**Recorded information**
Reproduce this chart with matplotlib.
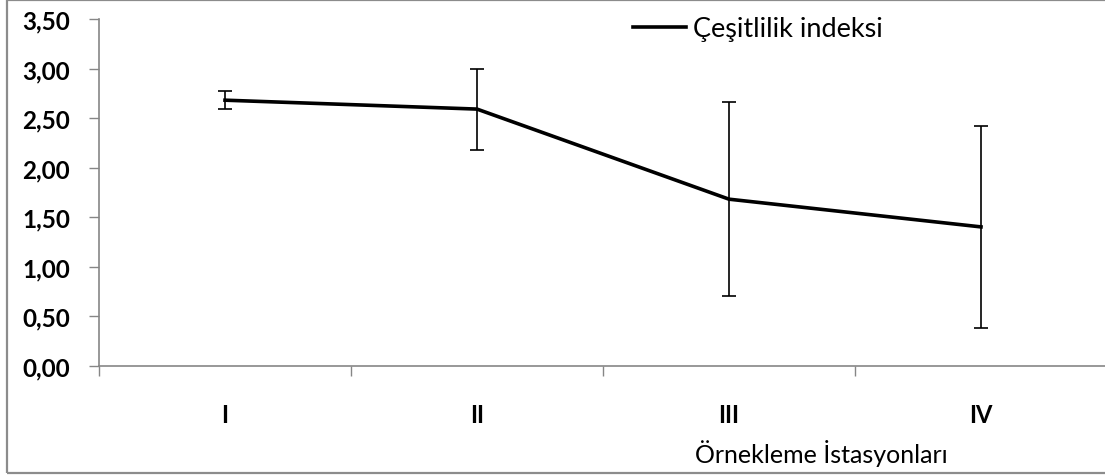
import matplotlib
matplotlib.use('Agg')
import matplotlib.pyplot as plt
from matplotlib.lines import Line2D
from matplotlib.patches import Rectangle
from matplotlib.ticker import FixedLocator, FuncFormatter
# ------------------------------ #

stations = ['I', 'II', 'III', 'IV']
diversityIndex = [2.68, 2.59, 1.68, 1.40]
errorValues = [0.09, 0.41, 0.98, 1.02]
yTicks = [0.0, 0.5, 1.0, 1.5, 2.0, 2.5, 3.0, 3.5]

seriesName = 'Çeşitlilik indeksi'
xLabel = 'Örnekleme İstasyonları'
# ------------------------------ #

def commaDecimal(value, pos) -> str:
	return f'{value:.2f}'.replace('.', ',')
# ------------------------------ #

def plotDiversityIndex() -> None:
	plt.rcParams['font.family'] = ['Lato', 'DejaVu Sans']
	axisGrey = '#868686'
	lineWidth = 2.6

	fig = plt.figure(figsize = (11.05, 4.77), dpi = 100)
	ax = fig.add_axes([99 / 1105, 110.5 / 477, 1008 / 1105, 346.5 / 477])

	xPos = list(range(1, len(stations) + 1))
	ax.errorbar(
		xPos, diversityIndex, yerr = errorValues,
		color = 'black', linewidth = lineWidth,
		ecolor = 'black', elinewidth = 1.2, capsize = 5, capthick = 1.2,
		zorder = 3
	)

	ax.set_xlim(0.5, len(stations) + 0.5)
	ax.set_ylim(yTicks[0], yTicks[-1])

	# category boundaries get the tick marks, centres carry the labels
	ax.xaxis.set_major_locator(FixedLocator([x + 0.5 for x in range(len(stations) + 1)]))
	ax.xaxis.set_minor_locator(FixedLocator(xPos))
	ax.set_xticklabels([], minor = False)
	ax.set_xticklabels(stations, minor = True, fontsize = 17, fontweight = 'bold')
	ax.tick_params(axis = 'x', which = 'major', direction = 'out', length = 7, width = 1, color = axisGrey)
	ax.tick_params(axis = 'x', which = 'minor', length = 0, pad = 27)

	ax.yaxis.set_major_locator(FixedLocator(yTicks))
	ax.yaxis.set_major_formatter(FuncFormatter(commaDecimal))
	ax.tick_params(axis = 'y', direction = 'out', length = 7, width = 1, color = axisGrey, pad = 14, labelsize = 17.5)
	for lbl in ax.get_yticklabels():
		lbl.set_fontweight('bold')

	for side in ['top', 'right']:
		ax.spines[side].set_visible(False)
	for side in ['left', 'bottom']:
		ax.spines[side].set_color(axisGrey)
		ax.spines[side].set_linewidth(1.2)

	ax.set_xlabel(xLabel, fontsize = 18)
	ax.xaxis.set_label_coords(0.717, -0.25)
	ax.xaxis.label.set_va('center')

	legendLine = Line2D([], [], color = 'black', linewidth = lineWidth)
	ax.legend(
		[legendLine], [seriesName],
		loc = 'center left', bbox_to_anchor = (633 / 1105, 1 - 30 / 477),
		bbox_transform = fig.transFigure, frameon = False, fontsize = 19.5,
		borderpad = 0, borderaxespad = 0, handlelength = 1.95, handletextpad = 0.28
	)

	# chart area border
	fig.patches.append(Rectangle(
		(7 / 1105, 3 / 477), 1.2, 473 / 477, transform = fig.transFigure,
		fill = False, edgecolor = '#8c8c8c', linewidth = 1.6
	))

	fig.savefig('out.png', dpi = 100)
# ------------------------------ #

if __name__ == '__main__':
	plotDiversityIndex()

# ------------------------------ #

**Short task**
The listing above needs to be output again exactly. Don't include the pictures.

**Output for this task**
Reproduce this chart with matplotlib.
import matplotlib
matplotlib.use('Agg')
import matplotlib.pyplot as plt
from matplotlib.lines import Line2D
from matplotlib.patches import Rectangle
from matplotlib.ticker import FixedLocator, FuncFormatter
# ------------------------------ #

stations = ['I', 'II', 'III', 'IV']
diversityIndex = [2.68, 2.59, 1.68, 1.40]
errorValues = [0.09, 0.41, 0.98, 1.02]
yTicks = [0.0, 0.5, 1.0, 1.5, 2.0, 2.5, 3.0, 3.5]

seriesName = 'Çeşitlilik indeksi'
xLabel = 'Örnekleme İstasyonları'
# ------------------------------ #

def commaDecimal(value, pos) -> str:
	return f'{value:.2f}'.replace('.', ',')
# ------------------------------ #

def plotDiversityIndex() -> None:
	plt.rcParams['font.family'] = ['Lato', 'DejaVu Sans']
	axisGrey = '#868686'
	lineWidth = 2.6

	fig = plt.figure(figsize = (11.05, 4.77), dpi = 100)
	ax = fig.add_axes([99 / 1105, 110.5 / 477, 1008 / 1105, 346.5 / 477])

	xPos = list(range(1, len(stations) + 1))
	ax.errorbar(
		xPos, diversityIndex, yerr = errorValues,
		color = 'black', linewidth = lineWidth,
		ecolor = 'black', elinewidth = 1.2, capsize = 5, capthick = 1.2,
		zorder = 3
	)

	ax.set_xlim(0.5, len(stations) + 0.5)
	ax.set_ylim(yTicks[0], yTicks[-1])

	# category boundaries get the tick marks, centres carry the labels
	ax.xaxis.set_major_locator(FixedLocator([x + 0.5 for x in range(len(stations) + 1)]))
	ax.xaxis.set_minor_locator(FixedLocator(xPos))
	ax.set_xticklabels([], minor = False)
	ax.set_xticklabels(stations, minor = True, fontsize = 17, fontweight = 'bold')
	ax.tick_params(axis = 'x', which = 'major', direction = 'out', length = 7, width = 1, color = axisGrey)
	ax.tick_params(axis = 'x', which = 'minor', length = 0, pad = 27)

	ax.yaxis.set_major_locator(FixedLocator(yTicks))
	ax.yaxis.set_major_formatter(FuncFormatter(commaDecimal))
	ax.tick_params(axis = 'y', direction = 'out', length = 7, width = 1, color = axisGrey, pad = 14, labelsize = 17.5)
	for lbl in ax.get_yticklabels():
		lbl.set_fontweight('bold')

	for side in ['top', 'right']:
		ax.spines[side].set_visible(False)
	for side in ['left', 'bottom']:
		ax.spines[side].set_color(axisGrey)
		ax.spines[side].set_linewidth(1.2)

	ax.set_xlabel(xLabel, fontsize = 18)
	ax.xaxis.set_label_coords(0.717, -0.25)
	ax.xaxis.label.set_va('center')

	legendLine = Line2D([], [], color = 'black', linewidth = lineWidth)
	ax.legend(
		[legendLine], [seriesName],
		loc = 'center left', bbox_to_anchor = (633 / 1105, 1 - 30 / 477),
		bbox_transform = fig.transFigure, frameon = False, fontsize = 19.5,
		borderpad = 0, borderaxespad = 0, handlelength = 1.95, handletextpad = 0.28
	)

	# chart area border
	fig.patches.append(Rectangle(
		(7 / 1105, 3 / 477), 1.2, 473 / 477, transform = fig.transFigure,
		fill = False, edgecolor = '#8c8c8c', linewidth = 1.6
	))

	fig.savefig('out.png', dpi = 100)
# ------------------------------ #

if __name__ == '__main__':
	plotDiversityIndex()

# ------------------------------ #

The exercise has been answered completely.